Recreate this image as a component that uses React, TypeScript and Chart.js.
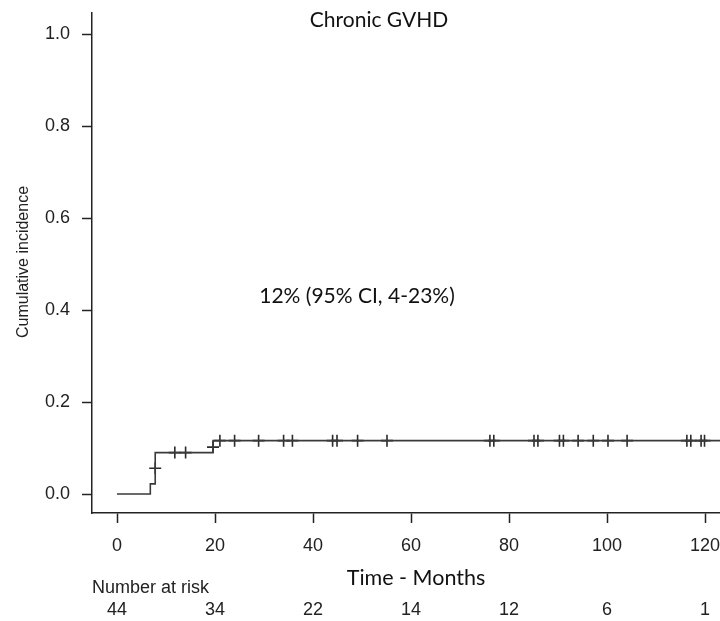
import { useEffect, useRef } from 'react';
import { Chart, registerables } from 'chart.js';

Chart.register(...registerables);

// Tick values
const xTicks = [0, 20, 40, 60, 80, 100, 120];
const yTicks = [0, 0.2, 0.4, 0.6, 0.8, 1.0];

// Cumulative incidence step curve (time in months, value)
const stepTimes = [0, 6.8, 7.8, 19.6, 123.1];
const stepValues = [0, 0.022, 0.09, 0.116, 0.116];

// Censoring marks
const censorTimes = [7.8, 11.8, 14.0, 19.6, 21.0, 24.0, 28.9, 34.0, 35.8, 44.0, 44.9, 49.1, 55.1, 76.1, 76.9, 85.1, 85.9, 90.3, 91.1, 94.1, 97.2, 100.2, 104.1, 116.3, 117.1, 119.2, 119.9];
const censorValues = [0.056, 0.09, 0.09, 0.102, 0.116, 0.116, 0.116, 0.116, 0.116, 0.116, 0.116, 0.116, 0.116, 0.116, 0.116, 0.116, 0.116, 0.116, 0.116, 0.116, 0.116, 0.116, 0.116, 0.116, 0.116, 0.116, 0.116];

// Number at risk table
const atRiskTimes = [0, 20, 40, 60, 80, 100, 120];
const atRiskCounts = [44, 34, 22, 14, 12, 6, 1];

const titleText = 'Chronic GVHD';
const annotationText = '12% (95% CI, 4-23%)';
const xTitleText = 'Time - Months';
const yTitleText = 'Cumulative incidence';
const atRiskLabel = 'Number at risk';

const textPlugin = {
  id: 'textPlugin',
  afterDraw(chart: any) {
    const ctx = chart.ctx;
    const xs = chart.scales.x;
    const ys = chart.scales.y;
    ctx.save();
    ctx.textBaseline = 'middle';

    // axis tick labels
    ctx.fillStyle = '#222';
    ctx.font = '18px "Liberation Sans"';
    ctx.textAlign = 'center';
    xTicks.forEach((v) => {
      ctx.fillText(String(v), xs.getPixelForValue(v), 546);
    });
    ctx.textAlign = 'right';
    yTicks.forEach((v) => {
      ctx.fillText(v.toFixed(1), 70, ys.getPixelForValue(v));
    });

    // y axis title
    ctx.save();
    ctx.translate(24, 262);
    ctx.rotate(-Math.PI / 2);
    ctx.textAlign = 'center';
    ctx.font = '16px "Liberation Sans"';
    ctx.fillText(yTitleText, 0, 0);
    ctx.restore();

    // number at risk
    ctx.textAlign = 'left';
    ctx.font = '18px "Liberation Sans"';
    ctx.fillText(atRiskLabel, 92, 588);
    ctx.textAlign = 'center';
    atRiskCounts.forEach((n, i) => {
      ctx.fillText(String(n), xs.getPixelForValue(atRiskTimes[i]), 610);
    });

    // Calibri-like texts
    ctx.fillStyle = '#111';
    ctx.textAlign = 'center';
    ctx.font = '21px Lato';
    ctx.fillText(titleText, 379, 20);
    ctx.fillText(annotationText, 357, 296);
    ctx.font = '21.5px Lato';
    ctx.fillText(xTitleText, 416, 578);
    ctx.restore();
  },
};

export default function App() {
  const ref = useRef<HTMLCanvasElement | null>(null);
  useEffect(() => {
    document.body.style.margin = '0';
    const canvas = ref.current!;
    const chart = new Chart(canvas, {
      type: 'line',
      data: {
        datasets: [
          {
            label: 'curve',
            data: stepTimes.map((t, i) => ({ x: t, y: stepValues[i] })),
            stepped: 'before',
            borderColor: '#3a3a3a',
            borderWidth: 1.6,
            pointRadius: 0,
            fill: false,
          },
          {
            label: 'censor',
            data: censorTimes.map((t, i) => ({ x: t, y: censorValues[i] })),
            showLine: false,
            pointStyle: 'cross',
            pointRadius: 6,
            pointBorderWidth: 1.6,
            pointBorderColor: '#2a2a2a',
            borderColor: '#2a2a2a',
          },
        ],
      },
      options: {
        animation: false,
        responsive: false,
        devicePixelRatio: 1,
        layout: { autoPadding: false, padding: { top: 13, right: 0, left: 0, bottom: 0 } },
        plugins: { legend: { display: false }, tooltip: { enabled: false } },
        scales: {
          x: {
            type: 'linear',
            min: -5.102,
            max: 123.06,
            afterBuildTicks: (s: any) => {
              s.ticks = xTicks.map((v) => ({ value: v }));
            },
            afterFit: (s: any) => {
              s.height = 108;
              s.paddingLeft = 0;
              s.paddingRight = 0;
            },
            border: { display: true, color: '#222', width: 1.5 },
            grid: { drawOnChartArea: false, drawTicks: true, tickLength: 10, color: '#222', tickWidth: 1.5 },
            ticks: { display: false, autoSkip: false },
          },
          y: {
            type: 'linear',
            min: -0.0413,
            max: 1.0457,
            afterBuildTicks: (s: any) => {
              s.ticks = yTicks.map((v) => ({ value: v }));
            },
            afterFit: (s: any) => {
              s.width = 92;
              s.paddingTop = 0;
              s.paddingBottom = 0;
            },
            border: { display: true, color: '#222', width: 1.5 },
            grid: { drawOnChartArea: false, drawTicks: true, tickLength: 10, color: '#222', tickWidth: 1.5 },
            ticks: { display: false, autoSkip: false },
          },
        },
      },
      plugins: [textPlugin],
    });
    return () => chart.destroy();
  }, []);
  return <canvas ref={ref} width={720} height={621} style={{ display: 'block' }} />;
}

▸ TASK GOAL:
Repeat the material above in full and unchanged, minus its images.

▸ RESULT OF THE EXERCISE:
Recreate this image as a component that uses React, TypeScript and Chart.js.
import { useEffect, useRef } from 'react';
import { Chart, registerables } from 'chart.js';

Chart.register(...registerables);

// Tick values
const xTicks = [0, 20, 40, 60, 80, 100, 120];
const yTicks = [0, 0.2, 0.4, 0.6, 0.8, 1.0];

// Cumulative incidence step curve (time in months, value)
const stepTimes = [0, 6.8, 7.8, 19.6, 123.1];
const stepValues = [0, 0.022, 0.09, 0.116, 0.116];

// Censoring marks
const censorTimes = [7.8, 11.8, 14.0, 19.6, 21.0, 24.0, 28.9, 34.0, 35.8, 44.0, 44.9, 49.1, 55.1, 76.1, 76.9, 85.1, 85.9, 90.3, 91.1, 94.1, 97.2, 100.2, 104.1, 116.3, 117.1, 119.2, 119.9];
const censorValues = [0.056, 0.09, 0.09, 0.102, 0.116, 0.116, 0.116, 0.116, 0.116, 0.116, 0.116, 0.116, 0.116, 0.116, 0.116, 0.116, 0.116, 0.116, 0.116, 0.116, 0.116, 0.116, 0.116, 0.116, 0.116, 0.116, 0.116];

// Number at risk table
const atRiskTimes = [0, 20, 40, 60, 80, 100, 120];
const atRiskCounts = [44, 34, 22, 14, 12, 6, 1];

const titleText = 'Chronic GVHD';
const annotationText = '12% (95% CI, 4-23%)';
const xTitleText = 'Time - Months';
const yTitleText = 'Cumulative incidence';
const atRiskLabel = 'Number at risk';

const textPlugin = {
  id: 'textPlugin',
  afterDraw(chart: any) {
    const ctx = chart.ctx;
    const xs = chart.scales.x;
    const ys = chart.scales.y;
    ctx.save();
    ctx.textBaseline = 'middle';

    // axis tick labels
    ctx.fillStyle = '#222';
    ctx.font = '18px "Liberation Sans"';
    ctx.textAlign = 'center';
    xTicks.forEach((v) => {
      ctx.fillText(String(v), xs.getPixelForValue(v), 546);
    });
    ctx.textAlign = 'right';
    yTicks.forEach((v) => {
      ctx.fillText(v.toFixed(1), 70, ys.getPixelForValue(v));
    });

    // y axis title
    ctx.save();
    ctx.translate(24, 262);
    ctx.rotate(-Math.PI / 2);
    ctx.textAlign = 'center';
    ctx.font = '16px "Liberation Sans"';
    ctx.fillText(yTitleText, 0, 0);
    ctx.restore();

    // number at risk
    ctx.textAlign = 'left';
    ctx.font = '18px "Liberation Sans"';
    ctx.fillText(atRiskLabel, 92, 588);
    ctx.textAlign = 'center';
    atRiskCounts.forEach((n, i) => {
      ctx.fillText(String(n), xs.getPixelForValue(atRiskTimes[i]), 610);
    });

    // Calibri-like texts
    ctx.fillStyle = '#111';
    ctx.textAlign = 'center';
    ctx.font = '21px Lato';
    ctx.fillText(titleText, 379, 20);
    ctx.fillText(annotationText, 357, 296);
    ctx.font = '21.5px Lato';
    ctx.fillText(xTitleText, 416, 578);
    ctx.restore();
  },
};

export default function App() {
  const ref = useRef<HTMLCanvasElement | null>(null);
  useEffect(() => {
    document.body.style.margin = '0';
    const canvas = ref.current!;
    const chart = new Chart(canvas, {
      type: 'line',
      data: {
        datasets: [
          {
            label: 'curve',
            data: stepTimes.map((t, i) => ({ x: t, y: stepValues[i] })),
            stepped: 'before',
            borderColor: '#3a3a3a',
            borderWidth: 1.6,
            pointRadius: 0,
            fill: false,
          },
          {
            label: 'censor',
            data: censorTimes.map((t, i) => ({ x: t, y: censorValues[i] })),
            showLine: false,
            pointStyle: 'cross',
            pointRadius: 6,
            pointBorderWidth: 1.6,
            pointBorderColor: '#2a2a2a',
            borderColor: '#2a2a2a',
          },
        ],
      },
      options: {
        animation: false,
        responsive: false,
        devicePixelRatio: 1,
        layout: { autoPadding: false, padding: { top: 13, right: 0, left: 0, bottom: 0 } },
        plugins: { legend: { display: false }, tooltip: { enabled: false } },
        scales: {
          x: {
            type: 'linear',
            min: -5.102,
            max: 123.06,
            afterBuildTicks: (s: any) => {
              s.ticks = xTicks.map((v) => ({ value: v }));
            },
            afterFit: (s: any) => {
              s.height = 108;
              s.paddingLeft = 0;
              s.paddingRight = 0;
            },
            border: { display: true, color: '#222', width: 1.5 },
            grid: { drawOnChartArea: false, drawTicks: true, tickLength: 10, color: '#222', tickWidth: 1.5 },
            ticks: { display: false, autoSkip: false },
          },
          y: {
            type: 'linear',
            min: -0.0413,
            max: 1.0457,
            afterBuildTicks: (s: any) => {
              s.ticks = yTicks.map((v) => ({ value: v }));
            },
            afterFit: (s: any) => {
              s.width = 92;
              s.paddingTop = 0;
              s.paddingBottom = 0;
            },
            border: { display: true, color: '#222', width: 1.5 },
            grid: { drawOnChartArea: false, drawTicks: true, tickLength: 10, color: '#222', tickWidth: 1.5 },
            ticks: { display: false, autoSkip: false },
          },
        },
      },
      plugins: [textPlugin],
    });
    return () => chart.destroy();
  }, []);
  return <canvas ref={ref} width={720} height={621} style={{ display: 'block' }} />;
}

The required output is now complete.